In general I think this skirt came out really well. There is one thing that I am unhappy about though: I was careful to cut out the front yoke and front skirt pieces from different sections of the print so that they didn't look wierd when stitched together. I congratulated myself on being so foresightful and organised and then directly went on to fuse interfacing onto the back of said front yoke and made it part of the facing instead, leaving me with the facing part to use as the yoke which had been cut from a part of the print that looks too similar to the top of the front skirt section. Arse.

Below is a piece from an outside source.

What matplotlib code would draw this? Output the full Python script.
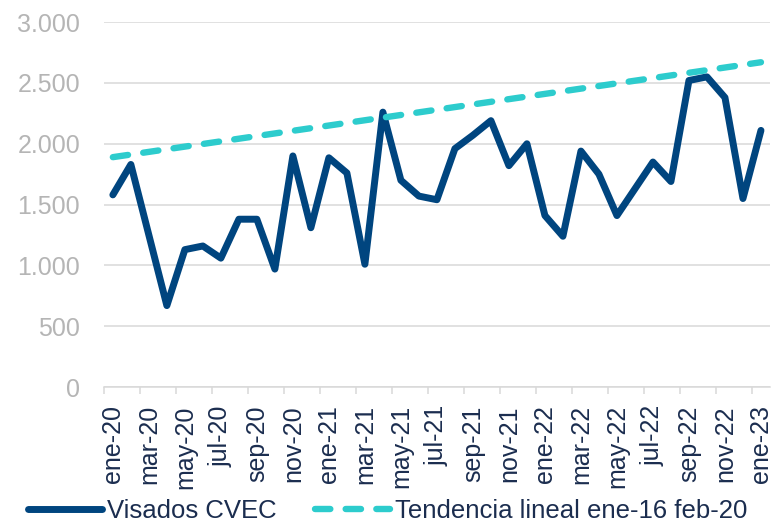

Now, because this fabric (which had been half of a curtain in another life) is actually quite thin, I decided to line the skirt using some turquoise lining fabric we had laying around at work. But I didn't want to create too much bulk behind the front pleats, so I decided to underline it. Well, I'm not entirely sure if the method I deployed is actually underlining, but it seems to work well so I'm happy. (I'm planning on putting a book on linings on my Christmas list. Does anyone have this book or something similar they have found to be useful?)
Note: I really eeked the fabric out as much as I could (hence my inability to recut the messed up front yoke piece), which is why the keenest-eyed among you may spot I had to cut the back facing pieces out of an alternative fabric:
This skirt is not perfect, but I do think it's pretty good and has made good use of lovely fabric which seemed to be begging to be made into something when it was folded and piled up in my stash. Its turquoises and goldy-mustard shades are firmly on my list of favourite colours to wear. It works well with my mustard top, so it's no orphan despite it's crazy print.
I cannot promise that I won't be making myself another skirt before long, but by declaring that I don't intend to, I'm putting myself in the mindset to enjoy what I have rather than concentrate on what might be missing and constantly looking towards the next project. There are some holes in my wardrobe that I feel are worthy of attention, but they are more of the layerable knitwear, multi-functional day-dress and lined jacket varieties. Skirts, I've got covered.